**REQUEST**.
Copy out exactly the lines from the first line of the material below through the line containing "4.93, 4.95, 4.95]", and nothing beyond them.

**PROVIDED MATERIAL**.

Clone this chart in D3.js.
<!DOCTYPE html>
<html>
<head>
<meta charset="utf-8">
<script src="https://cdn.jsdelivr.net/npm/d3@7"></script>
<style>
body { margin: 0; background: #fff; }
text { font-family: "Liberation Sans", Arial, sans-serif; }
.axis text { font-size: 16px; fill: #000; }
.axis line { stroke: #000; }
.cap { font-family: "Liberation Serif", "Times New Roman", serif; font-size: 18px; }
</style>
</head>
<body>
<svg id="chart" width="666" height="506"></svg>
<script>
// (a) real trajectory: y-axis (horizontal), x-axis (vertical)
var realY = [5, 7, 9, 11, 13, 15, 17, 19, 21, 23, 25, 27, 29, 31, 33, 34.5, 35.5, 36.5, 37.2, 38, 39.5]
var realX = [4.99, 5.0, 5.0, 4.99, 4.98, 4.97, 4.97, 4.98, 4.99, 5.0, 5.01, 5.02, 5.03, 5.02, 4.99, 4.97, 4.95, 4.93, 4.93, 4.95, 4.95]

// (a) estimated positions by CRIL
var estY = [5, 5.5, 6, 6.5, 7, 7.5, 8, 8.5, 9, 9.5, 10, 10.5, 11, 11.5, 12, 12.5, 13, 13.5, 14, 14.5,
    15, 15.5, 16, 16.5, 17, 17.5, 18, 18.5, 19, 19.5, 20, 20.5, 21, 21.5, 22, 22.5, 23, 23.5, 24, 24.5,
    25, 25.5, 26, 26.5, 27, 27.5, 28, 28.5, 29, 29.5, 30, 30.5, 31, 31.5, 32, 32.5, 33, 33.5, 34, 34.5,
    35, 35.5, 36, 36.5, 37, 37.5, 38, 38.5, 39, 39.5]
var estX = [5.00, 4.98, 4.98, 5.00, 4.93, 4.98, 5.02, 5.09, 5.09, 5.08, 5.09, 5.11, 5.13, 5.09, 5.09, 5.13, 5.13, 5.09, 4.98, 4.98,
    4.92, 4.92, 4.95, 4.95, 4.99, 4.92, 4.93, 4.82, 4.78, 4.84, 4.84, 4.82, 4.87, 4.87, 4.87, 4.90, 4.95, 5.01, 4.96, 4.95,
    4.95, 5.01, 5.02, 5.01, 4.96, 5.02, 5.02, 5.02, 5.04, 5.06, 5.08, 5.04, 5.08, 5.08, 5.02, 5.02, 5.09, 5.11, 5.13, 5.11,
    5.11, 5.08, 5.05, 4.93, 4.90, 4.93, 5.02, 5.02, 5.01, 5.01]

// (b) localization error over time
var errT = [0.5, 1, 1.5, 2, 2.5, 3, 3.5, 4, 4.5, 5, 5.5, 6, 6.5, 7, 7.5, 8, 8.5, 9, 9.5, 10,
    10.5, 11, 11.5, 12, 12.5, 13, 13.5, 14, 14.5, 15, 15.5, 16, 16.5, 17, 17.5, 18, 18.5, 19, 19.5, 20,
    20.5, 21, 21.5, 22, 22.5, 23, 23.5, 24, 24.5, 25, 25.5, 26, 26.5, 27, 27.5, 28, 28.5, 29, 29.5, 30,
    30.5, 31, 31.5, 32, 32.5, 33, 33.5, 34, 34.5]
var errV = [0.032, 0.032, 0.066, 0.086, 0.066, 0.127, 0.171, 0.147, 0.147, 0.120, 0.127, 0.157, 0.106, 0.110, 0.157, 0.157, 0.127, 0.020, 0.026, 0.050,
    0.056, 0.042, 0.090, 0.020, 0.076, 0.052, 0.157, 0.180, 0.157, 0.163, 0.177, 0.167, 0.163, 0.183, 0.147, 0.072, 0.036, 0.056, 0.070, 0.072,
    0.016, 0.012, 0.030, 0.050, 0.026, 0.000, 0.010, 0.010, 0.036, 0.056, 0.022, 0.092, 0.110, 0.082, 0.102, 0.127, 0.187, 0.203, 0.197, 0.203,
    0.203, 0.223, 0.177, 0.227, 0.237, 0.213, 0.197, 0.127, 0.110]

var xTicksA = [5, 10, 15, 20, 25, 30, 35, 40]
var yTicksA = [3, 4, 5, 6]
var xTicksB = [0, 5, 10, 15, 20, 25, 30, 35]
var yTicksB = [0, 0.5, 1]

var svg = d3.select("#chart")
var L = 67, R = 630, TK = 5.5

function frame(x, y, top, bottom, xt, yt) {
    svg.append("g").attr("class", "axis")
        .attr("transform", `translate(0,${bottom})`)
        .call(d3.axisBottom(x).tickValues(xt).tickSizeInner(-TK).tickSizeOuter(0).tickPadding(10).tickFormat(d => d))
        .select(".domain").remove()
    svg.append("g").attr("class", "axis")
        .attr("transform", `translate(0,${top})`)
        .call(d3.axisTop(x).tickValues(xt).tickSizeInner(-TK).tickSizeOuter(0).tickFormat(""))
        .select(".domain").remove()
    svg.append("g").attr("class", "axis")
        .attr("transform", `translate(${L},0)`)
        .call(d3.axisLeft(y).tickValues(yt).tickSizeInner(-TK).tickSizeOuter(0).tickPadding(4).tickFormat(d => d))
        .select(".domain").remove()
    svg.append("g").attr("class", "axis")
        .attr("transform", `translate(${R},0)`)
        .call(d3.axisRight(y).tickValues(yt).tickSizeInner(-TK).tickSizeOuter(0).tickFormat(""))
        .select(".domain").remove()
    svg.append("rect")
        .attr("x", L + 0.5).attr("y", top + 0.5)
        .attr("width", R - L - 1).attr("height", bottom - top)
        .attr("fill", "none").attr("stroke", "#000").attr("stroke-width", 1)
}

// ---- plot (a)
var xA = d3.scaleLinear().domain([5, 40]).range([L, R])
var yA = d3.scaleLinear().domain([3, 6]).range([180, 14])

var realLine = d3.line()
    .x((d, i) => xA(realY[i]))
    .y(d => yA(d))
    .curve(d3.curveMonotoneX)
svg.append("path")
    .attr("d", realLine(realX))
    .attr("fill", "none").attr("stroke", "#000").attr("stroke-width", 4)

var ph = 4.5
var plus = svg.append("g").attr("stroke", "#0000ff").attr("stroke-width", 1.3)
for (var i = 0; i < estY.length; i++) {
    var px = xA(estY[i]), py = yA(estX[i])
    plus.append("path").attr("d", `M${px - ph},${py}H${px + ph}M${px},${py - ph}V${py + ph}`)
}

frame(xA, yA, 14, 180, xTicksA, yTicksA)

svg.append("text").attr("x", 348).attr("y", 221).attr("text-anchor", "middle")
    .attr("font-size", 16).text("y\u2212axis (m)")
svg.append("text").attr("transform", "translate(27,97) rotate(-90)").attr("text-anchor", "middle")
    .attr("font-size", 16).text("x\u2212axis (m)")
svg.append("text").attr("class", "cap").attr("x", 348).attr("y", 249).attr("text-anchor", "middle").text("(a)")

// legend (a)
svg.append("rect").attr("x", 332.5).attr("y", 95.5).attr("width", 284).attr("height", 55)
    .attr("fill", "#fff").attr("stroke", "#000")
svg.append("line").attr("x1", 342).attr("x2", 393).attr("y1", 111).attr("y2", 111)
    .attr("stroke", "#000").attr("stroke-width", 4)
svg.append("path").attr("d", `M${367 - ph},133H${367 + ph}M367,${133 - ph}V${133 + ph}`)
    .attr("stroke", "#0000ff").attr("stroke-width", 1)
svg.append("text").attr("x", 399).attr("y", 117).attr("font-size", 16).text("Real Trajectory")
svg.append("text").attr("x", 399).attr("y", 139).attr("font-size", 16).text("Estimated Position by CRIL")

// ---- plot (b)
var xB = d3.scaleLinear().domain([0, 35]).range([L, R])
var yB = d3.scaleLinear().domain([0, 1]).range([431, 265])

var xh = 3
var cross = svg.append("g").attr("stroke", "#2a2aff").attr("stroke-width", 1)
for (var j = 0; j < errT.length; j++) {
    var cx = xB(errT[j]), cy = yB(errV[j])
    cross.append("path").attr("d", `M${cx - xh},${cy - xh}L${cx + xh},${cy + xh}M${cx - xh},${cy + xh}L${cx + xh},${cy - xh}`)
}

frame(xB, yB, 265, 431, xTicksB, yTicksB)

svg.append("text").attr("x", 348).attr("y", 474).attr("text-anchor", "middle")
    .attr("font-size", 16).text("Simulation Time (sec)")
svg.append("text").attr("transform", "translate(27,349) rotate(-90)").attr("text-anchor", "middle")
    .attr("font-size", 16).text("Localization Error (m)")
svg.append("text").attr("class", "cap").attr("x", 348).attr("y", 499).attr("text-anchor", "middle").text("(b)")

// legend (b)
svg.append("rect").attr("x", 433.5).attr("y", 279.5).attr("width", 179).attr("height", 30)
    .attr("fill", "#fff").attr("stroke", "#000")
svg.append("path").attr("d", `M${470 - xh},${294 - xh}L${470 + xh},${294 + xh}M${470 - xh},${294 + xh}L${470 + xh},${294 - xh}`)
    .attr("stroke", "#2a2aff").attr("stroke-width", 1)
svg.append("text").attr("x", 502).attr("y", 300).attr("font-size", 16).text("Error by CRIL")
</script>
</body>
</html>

**TASK OUTPUT**.
Clone this chart in D3.js.
<!DOCTYPE html>
<html>
<head>
<meta charset="utf-8">
<script src="https://cdn.jsdelivr.net/npm/d3@7"></script>
<style>
body { margin: 0; background: #fff; }
text { font-family: "Liberation Sans", Arial, sans-serif; }
.axis text { font-size: 16px; fill: #000; }
.axis line { stroke: #000; }
.cap { font-family: "Liberation Serif", "Times New Roman", serif; font-size: 18px; }
</style>
</head>
<body>
<svg id="chart" width="666" height="506"></svg>
<script>
// (a) real trajectory: y-axis (horizontal), x-axis (vertical)
var realY = [5, 7, 9, 11, 13, 15, 17, 19, 21, 23, 25, 27, 29, 31, 33, 34.5, 35.5, 36.5, 37.2, 38, 39.5]
var realX = [4.99, 5.0, 5.0, 4.99, 4.98, 4.97, 4.97, 4.98, 4.99, 5.0, 5.01, 5.02, 5.03, 5.02, 4.99, 4.97, 4.95, 4.93, 4.93, 4.95, 4.95]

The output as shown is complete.